In June 2017 the opposition Cambodia National Rescue Party (CNRP) won around a third of the country’s communes – administrative clusters of villages – in local elections.
Freshly elected as chief of the Kakab II commune, Khem Chan Vannak promised clean, scrupulous leadership for his scruffy Phnom Penh suburb of garment factories and cheap new apartments.
“I wanted to do something different for the people,” the 39-year-old says.
But by November he was out of a job and the CNRP was no longer in existence.
The Supreme Court dissolved the party for allegedly plotting to overthrow the government, turfing out the CNRP’s local officials and its 55 national MPs.
They were either urged to defect or replaced by ruling party officials and their allies.
The CNRP says the ruling was political sabotage orchestrated by Hun Sen, who has weaned the kingdom – from its courts to communes – on loyalty to him.
“It’s very frustrating, the people chose us, they voted for something new... it turned out the other way,” a forlorn Khem Chan Vannak said.
But in the increasingly authoritarian country, there is unlikely to be widespread protest. Many core CNRP members are now in jail or self-exile.
Instead, the opposition has called for a boycott, urging supporters to show off non-inked “clean fingers” on polling day to undermine Hun Sen’s victory with a low turnout.
“I won’t vote, nor will my family,” says Touch Teara, a CNRP supporter in the Kakab II commune.
“But people don’t dare to protest... there are no leaders left.”
    
Friends and favours 
    In the space vacated by the CNRP, Hun Sen’s old patronage networks are budding new branches. 
Maly Piseth, 42, was given Khem Chan Vannak’s job in Kakab II. 
A member of the ruling Cambodia People’s Party (CPP) since 1993, his fortunes are entwined with Hun Sen’s stay in office.
“He is a good leader, he is friendly with the people, he wants to fix their problems,” Maly Piseth says from a new, marbled-floor office in Kakab II.
In return, all the prime minister requires is “people who are loyal to him”.
Commune chiefs have been ordered to get the vote out, especially in opposition-majority areas.
On Sunday Maly Piseth will be going door-to-door to “encourage” the roughly 4,000 eligible voters to go the polls.
He insists there is no punishment for anyone who boycotts the vote.
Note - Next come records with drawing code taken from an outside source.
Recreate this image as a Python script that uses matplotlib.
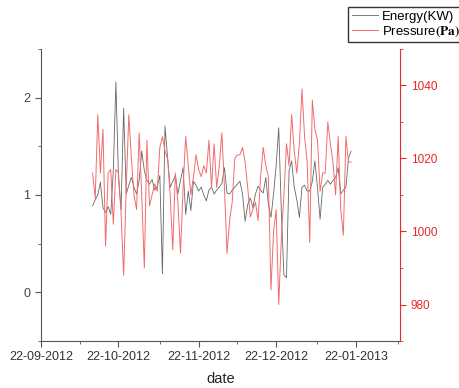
import matplotlib
matplotlib.use("Agg")
import matplotlib.pyplot as plt
import matplotlib.dates as mdates
import numpy as np
import pandas as pd

plt.rcParams['font.family'] = ['Liberation Sans', 'DejaVu Sans']
plt.rcParams['mathtext.fontset'] = 'stix'

dates = pd.date_range('2012-10-12', periods=101, freq='D')

energy = [0.89, 0.95, 1.00, 1.13, 0.87, 0.82, 0.88, 0.80, 1.25, 2.16,
          1.18, 0.85, 1.89, 1.01, 1.10, 1.18, 1.08, 1.01, 1.15, 1.45,
          1.25, 1.15, 1.11, 1.16, 1.05, 1.09, 1.20, 0.19, 1.71, 1.38,
          1.08, 1.14, 1.20, 1.01, 1.15, 1.28, 0.80, 1.04, 0.84, 1.14,
          1.10, 1.04, 1.08, 1.00, 0.94, 1.05, 1.08, 1.01, 1.05, 1.08,
          1.12, 1.28, 1.02, 1.01, 1.05, 1.08, 1.11, 1.14, 1.01, 0.73,
          0.90, 0.97, 0.87, 1.01, 1.09, 1.05, 1.02, 1.18, 0.90, 0.77,
          1.01, 1.30, 1.69, 0.84, 0.18, 0.15, 1.25, 1.35, 1.08, 0.95,
          0.77, 1.08, 1.10, 1.04, 1.04, 1.14, 1.35, 1.08, 0.75, 1.08,
          1.11, 1.15, 1.11, 1.15, 1.18, 1.28, 1.01, 1.05, 1.08, 1.38,
          1.45]

pressure = [1016, 1009, 1032, 1016, 1028, 996, 1016, 1017, 1002, 1017,
            1016, 1005, 988, 1012, 1032, 1020, 1010, 1006, 1027, 1010,
            990, 1025, 1007, 1010, 1013, 1011, 1023, 1026, 1022, 1020,
            1010, 995, 1016, 1008, 994, 1012, 1026, 1018, 1010, 1015,
            1021, 1017, 1015, 1018, 1016, 1025, 1012, 1024, 1012, 1018,
            1027, 1012, 994, 1003, 1008, 1020, 1021, 1021, 1023, 1019,
            1012, 1004, 1006, 1008, 1003, 1015, 1023, 1018, 1015, 984,
            1000, 1006, 980, 998, 1010, 1024, 1018, 1032, 1022, 1016,
            1024, 1039, 1026, 1019, 997, 1036, 1028, 1025, 1011, 1016,
            1016, 1030, 1024, 1019, 1010, 1026, 1006, 999, 1026, 1019,
            1019]

grey = '#555555'
red = '#e8282a'

fig = plt.figure(figsize=(4.6, 3.88), dpi=100)
ax = fig.add_axes([0.089, 0.121, 0.781, 0.753])
ax2 = ax.twinx()

l1, = ax.plot(dates, energy, color='#666666', lw=0.6, label='Energy(KW)')
l2, = ax2.plot(dates, pressure, color='#f26b6b', lw=0.7, label=r'Pressure$\mathbf{(Pa)}$')

ax.set_ylim(-0.5, 2.5)
ax2.set_ylim(970, 1050)
ax.set_xlim(pd.Timestamp('2012-09-22'), pd.Timestamp('2013-02-08'))

ax.set_yticks([0, 1, 2])
ax.set_yticks([-0.5, 0.5, 1.5, 2.5], minor=True)
ax2.set_yticks([980, 1000, 1020, 1040])
ax2.set_yticks([970, 990, 1010, 1030, 1050], minor=True)

ax.xaxis.set_major_locator(mdates.DayLocator(bymonthday=22))
ax.xaxis.set_minor_locator(mdates.DayLocator(bymonthday=7))
ax.xaxis.set_major_formatter(mdates.DateFormatter('%d-%m-%Y'))

for s in ['top', 'right']:
    ax.spines[s].set_visible(False)
for s in ['top', 'left', 'bottom']:
    ax2.spines[s].set_visible(False)
ax.spines['left'].set_color(grey)
ax.spines['bottom'].set_color(grey)
ax2.spines['right'].set_color(red)

ax.tick_params(axis='y', colors=grey, labelsize=9, length=4, width=0.8, labelcolor='#444444')
ax.tick_params(axis='y', which='minor', colors=grey, length=2.5)
ax.tick_params(axis='x', colors=grey, labelsize=9, length=4, width=0.8, labelcolor='#333333')
ax.tick_params(axis='x', which='minor', colors=grey, length=2.5)
ax2.tick_params(axis='y', colors=red, labelsize=8.5, length=4, width=0.8, labelcolor=red)
ax2.tick_params(axis='y', which='minor', colors=red, length=2.5)

ax.set_xlabel('date', fontsize=10.5, color='#222222', labelpad=6)

fig.legend([l1, l2], ['Energy(KW)', r'Pressure$\mathbf{(Pa)}$'],
           loc='upper left', bbox_to_anchor=(0.757, 0.982), borderaxespad=0,
           fontsize=9.5, frameon=True, fancybox=False, edgecolor='#333333',
           framealpha=1, handlelength=2.0, borderpad=0.25, labelspacing=0.15,
           handletextpad=0.3)

fig.savefig('out.png', dpi=100)
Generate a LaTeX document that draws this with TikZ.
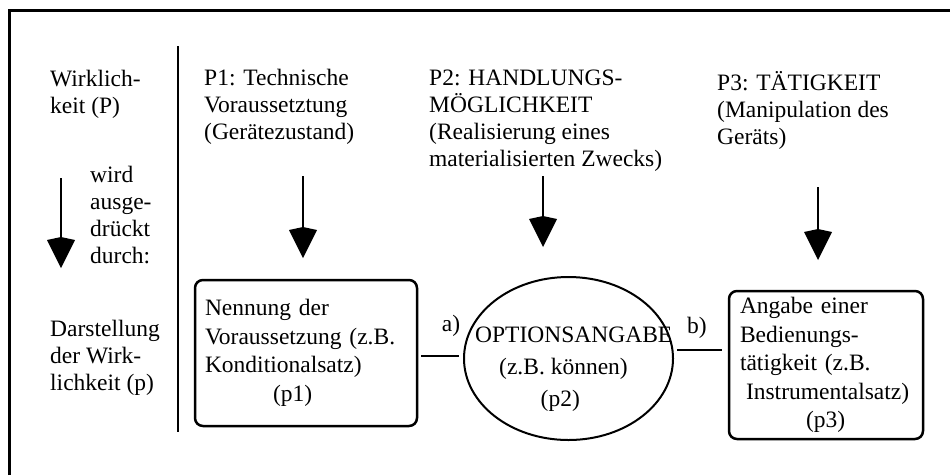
\documentclass[tikz,border=0pt]{standalone}
\usepackage{fontspec}
\setmainfont{Liberation Serif}
\usetikzlibrary{arrows.meta,shapes.geometric}
\begin{document}
\begin{tikzpicture}[x=1pt,y=-1pt,
  txt/.style={inner sep=0pt, align=left, anchor=west, font=\fontsize{23.5pt}{27pt}\selectfont},
  boxtxt/.style={draw, line width=2.5pt, rounded corners=8pt, inner sep=0pt, align=left, font=\fontsize{23.5pt}{28.5pt}\selectfont},
  bigarrow/.style={line width=2.5pt, -{Kite[length=31pt,width=28pt,inset=3pt]}},
  conn/.style={line width=2.5pt},
  lbl/.style={inner sep=0pt, font=\fontsize{23.5pt}{27pt}\selectfont}]
\useasboundingbox (0,0) rectangle (950,475);
% frame
\draw[line width=3pt] (9,475) -- (9,10) -- (950,10);
% divider
\coordinate (d1) at (178,46);
\coordinate (d2) at (178,432);
\draw[line width=2.5pt] (d1) -- (d2);
% left column
\node[txt] (wirk) at (50,94.5) {Wirklich-\\keit (P)};
\node[txt] (wird) at (90,215) {wird\\ausge-\\drückt\\durch:};
\node[txt] (dar) at (50,358) {Darstellung\\der Wirk-\\lichkeit (p)};
\coordinate (s0) at (61,178);
\coordinate (e0) at (61,268);
\draw[bigarrow] (s0) -- (e0);
% top labels
\node[txt] (P1) at (204,107) {P1: Technische\\Voraussetztung\\(Gerätezustand)};
\node[txt] (P2) at (429,120.5) {P2: HANDLUNGS-\\MÖGLICHKEIT\\(Realisierung eines\\materialisierten Zwecks)};
\node[txt] (P3) at (717,110) {P3: TÄTIGKEIT\\(Manipulation des\\Geräts)};
% arrows
\coordinate (s1) at (303,176);
\coordinate (e1) at (303,258);
\draw[bigarrow] (s1) -- (e1);
\coordinate (s2) at (543,176);
\coordinate (e2) at (543,247);
\draw[bigarrow] (s2) -- (e2);
\coordinate (s3) at (818,187);
\coordinate (e3) at (818,260);
\draw[bigarrow] (s3) -- (e3);
% boxes
\node[boxtxt, minimum width=222pt, minimum height=146pt, text width=202pt] (b1) at (306,353)
  {Nennung der\\Voraussetzung (z.B.\\Konditionalsatz)\\\hspace*{68pt}(p1)};
\node[draw, ellipse, line width=2pt, inner sep=0pt, minimum width=209pt, minimum height=163pt] (ell) at (568.5,358.5) {};
\node[inner sep=0pt, align=left, anchor=west, font=\fontsize{23.5pt}{32pt}\selectfont] (et) at (475,369.5)
  {OPTIONSANGABE\\\hspace*{24pt}(z.B. können)\\\hspace*{65.5pt}(p2)};
\node[boxtxt, minimum width=194pt, minimum height=148pt, text width=172pt] (b3) at (826,365)
  {Angabe einer\\Bedienungs-\\tätigkeit (z.B.\\\hspace*{6pt}Instrumentalsatz)\\\hspace*{66pt}(p3)};
% connectors
\coordinate (ea) at ([yshift=2.5pt]ell.west);
\coordinate (eb) at ([yshift=8.5pt]ell.east);
\draw[conn, shorten <=3pt, shorten >=4pt] (b1.east |- ea) -- (ea);
\draw[conn, shorten <=3pt, shorten >=6pt] (eb) -- (eb -| b3.west);
\node[lbl] (la) at (451,326) {a)};
\node[lbl] (lb) at (697,328) {b)};
\end{tikzpicture}
\end{document}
But, like all commune chiefs, he carries a big stick.

‘New dreams, old story’ 
Commune chiefs sign off on the everyday details of Cambodian life.
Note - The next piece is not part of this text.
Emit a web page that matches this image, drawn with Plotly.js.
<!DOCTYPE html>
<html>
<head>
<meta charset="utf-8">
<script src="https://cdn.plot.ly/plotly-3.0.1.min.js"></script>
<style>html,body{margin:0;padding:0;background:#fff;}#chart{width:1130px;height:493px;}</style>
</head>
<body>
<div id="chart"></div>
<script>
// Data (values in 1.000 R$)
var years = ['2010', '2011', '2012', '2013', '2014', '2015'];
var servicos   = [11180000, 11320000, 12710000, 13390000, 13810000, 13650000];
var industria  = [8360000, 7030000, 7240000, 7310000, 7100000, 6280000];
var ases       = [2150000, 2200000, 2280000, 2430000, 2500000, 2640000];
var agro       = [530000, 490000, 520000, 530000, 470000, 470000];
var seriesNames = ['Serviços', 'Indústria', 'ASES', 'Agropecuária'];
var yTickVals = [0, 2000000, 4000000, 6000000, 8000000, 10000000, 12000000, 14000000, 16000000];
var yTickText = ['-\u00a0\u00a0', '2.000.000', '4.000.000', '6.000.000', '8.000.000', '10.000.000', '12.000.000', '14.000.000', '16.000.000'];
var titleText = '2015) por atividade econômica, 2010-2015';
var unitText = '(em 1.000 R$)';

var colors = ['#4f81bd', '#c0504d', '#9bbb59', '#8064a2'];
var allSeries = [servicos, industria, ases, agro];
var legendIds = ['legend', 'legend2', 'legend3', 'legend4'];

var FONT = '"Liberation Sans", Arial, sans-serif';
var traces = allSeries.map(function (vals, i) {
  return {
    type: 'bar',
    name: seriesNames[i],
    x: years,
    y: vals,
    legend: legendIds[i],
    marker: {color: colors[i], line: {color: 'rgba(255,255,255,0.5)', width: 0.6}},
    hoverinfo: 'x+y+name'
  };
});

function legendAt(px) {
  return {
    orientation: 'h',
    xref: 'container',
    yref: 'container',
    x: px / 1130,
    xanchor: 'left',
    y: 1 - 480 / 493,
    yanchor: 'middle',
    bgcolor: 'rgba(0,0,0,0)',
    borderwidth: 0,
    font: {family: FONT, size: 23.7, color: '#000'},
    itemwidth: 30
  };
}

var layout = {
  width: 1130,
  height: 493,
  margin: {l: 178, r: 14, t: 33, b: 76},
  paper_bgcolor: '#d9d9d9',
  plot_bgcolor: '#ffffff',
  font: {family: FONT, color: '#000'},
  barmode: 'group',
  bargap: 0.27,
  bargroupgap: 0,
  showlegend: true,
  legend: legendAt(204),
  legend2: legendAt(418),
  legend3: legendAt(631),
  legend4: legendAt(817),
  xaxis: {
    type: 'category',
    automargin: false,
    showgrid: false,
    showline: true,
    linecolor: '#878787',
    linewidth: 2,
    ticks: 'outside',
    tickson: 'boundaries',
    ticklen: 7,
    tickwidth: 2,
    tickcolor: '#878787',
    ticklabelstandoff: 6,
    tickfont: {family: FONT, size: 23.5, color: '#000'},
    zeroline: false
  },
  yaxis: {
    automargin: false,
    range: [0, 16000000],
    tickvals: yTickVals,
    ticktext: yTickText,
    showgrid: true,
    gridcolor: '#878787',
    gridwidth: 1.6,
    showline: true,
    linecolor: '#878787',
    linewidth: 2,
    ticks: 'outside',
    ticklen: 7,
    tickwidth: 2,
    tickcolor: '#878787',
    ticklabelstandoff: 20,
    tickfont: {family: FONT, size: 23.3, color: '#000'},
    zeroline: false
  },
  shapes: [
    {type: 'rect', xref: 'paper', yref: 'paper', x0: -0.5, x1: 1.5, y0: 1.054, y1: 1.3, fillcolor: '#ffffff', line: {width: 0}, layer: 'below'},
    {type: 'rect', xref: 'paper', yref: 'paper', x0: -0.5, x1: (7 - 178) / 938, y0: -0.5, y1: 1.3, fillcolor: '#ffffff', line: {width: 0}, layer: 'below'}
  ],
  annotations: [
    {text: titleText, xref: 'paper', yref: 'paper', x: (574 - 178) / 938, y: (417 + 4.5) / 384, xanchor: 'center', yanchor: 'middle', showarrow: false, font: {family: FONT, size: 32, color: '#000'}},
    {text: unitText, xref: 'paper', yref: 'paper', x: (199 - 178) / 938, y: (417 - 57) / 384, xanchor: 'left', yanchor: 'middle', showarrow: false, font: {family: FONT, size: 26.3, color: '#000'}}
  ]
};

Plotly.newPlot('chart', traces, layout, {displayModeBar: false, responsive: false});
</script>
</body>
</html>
They can grant or withhold permission to buy or sell land and the documents needed to apply for an ID card – power the ruling party has carefully used to promote friends and hand out favours.
To head off a boycott, the CPP is now engaging in a petty but 
effective form of administrative harassment, several CNRP members told AFP, threatening to freeze out known critics at a local level. 
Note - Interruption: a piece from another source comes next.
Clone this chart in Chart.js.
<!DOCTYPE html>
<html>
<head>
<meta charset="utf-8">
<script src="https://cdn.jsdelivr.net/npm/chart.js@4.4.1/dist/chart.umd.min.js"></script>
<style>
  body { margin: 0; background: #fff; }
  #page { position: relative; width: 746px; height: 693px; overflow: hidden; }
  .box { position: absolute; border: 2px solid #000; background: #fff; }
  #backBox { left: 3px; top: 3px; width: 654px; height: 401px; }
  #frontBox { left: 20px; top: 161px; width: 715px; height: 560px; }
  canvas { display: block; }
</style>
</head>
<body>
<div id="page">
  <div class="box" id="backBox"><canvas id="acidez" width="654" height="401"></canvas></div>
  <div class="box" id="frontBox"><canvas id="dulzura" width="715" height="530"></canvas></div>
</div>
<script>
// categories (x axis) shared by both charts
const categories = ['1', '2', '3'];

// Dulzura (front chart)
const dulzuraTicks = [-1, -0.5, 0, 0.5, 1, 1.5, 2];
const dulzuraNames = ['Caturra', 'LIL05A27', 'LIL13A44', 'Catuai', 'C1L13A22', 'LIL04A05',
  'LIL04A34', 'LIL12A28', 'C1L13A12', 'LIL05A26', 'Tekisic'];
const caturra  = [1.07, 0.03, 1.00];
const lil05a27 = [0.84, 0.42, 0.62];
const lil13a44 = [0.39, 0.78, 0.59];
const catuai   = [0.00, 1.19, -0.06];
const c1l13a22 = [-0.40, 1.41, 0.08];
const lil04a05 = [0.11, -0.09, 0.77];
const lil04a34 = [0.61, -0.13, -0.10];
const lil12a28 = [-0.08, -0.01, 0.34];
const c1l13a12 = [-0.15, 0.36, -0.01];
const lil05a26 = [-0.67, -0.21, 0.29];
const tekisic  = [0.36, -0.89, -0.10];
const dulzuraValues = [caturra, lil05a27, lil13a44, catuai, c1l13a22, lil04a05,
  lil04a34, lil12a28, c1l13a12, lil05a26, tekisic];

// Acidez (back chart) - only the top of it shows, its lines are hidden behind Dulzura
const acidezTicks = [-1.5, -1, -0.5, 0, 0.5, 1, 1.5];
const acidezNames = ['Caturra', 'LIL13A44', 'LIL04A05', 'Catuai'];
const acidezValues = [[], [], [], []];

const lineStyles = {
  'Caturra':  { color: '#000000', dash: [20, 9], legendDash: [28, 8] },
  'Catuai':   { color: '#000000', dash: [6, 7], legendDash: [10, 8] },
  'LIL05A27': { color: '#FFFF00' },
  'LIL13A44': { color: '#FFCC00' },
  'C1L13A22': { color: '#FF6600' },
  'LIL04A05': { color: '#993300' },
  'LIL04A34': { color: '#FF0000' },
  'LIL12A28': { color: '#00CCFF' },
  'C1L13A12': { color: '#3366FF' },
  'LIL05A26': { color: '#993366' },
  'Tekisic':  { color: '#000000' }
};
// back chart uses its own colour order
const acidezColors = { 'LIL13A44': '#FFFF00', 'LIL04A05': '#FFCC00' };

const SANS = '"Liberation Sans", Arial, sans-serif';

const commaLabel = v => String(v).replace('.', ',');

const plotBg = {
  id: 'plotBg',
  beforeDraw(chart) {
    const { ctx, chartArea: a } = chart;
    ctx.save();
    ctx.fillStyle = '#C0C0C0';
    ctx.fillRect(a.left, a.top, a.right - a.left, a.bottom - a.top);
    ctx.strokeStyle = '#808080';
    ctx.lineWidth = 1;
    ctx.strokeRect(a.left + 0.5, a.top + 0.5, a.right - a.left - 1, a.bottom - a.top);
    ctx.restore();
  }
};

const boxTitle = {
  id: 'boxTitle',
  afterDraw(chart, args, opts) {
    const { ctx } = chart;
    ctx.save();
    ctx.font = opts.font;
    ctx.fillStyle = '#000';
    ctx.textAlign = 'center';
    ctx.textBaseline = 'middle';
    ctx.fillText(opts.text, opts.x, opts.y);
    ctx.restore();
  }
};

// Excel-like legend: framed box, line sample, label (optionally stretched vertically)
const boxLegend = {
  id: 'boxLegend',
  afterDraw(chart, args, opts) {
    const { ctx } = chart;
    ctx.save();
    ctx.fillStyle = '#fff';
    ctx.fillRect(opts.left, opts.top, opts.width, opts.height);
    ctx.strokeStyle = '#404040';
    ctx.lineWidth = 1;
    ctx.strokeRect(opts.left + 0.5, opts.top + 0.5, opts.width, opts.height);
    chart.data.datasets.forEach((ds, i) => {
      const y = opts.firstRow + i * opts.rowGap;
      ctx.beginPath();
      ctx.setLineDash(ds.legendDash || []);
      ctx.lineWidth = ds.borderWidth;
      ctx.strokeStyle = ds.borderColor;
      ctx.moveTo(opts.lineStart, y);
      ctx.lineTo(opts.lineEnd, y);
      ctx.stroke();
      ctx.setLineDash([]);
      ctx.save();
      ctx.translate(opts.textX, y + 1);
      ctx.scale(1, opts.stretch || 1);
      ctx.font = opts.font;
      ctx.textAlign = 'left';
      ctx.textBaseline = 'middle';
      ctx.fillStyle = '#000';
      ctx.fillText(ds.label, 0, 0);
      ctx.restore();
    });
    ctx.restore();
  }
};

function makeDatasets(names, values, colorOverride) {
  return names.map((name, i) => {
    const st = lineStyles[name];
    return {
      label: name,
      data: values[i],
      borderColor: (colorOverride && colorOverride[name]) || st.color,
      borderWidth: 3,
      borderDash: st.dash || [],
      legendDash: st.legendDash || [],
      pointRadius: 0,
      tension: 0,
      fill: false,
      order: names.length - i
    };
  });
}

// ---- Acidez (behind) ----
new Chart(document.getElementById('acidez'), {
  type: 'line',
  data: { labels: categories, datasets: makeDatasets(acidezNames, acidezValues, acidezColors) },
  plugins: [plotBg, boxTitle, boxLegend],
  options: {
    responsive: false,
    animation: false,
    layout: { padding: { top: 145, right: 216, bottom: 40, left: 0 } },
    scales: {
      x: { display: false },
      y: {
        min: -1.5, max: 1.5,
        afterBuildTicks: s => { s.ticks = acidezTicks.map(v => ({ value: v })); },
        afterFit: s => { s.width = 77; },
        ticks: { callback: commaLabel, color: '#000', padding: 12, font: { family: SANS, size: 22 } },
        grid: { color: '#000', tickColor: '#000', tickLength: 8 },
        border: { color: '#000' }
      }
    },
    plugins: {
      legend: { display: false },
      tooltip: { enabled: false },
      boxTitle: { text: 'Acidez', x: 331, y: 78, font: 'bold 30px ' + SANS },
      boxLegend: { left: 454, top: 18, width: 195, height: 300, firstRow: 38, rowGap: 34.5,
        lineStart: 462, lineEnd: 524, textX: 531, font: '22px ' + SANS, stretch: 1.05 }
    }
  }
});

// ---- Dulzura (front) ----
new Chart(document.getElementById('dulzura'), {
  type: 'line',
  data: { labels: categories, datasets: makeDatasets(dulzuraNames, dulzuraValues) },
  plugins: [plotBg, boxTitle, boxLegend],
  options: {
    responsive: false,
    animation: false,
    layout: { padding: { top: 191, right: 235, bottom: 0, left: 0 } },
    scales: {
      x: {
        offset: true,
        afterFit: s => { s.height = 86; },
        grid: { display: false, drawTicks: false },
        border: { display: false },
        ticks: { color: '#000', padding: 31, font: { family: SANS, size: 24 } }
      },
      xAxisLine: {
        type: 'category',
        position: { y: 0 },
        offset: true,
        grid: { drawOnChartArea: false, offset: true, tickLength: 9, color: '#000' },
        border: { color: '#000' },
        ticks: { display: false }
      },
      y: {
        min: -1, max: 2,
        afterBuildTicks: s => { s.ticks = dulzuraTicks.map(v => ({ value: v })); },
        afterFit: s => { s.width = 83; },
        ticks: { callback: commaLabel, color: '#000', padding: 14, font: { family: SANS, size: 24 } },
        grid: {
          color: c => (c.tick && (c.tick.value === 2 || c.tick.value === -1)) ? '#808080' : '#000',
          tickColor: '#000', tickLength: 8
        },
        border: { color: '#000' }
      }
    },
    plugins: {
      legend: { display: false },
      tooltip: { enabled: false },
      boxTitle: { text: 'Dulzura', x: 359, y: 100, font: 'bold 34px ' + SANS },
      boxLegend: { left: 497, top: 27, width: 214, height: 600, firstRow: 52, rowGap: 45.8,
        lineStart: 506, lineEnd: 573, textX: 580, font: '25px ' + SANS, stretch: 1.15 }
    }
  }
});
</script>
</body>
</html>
Election officials have said calling for a boycott is a crime and they are investigating several former CNRP officials.
In the last national election in 2013, the CNRP won 55 out of 123 seats, alleging chicanery in the count that edged them out of an outright win.
But Hun Sen was not on the ropes for long, using pliant courts to tie up critics in the media, civil society and the resurgent opposition in “a constitutional coup”, according to CNRP co-founder Sam Rainsy, who lives in self-exile in France.
Yet Hun Sen also draws devotion, underpinned by memory of Cambodia’s traumatic recent history of civil war, the Khmer Rouge and occupation by Vietnam.
A former Khmer Rouge commander who defected late in the game, Hun Sen edged into power in 1985.
He rarely passes up the chance to remind Cambodians that stability and growth – the economy is projected to expand by 6.9 percent this year – are gifts of his rule.
It is a message that resonates with many voters. 
From rank poverty and war, Muth Pros, 50, says his Kakab II commune now has clean water, electricity and clinics.
“I never expected to own a car, or for my two daughters to go to university,” he says.
“Young people have new dreams but I only know the old story. I will vote for my prime minister.”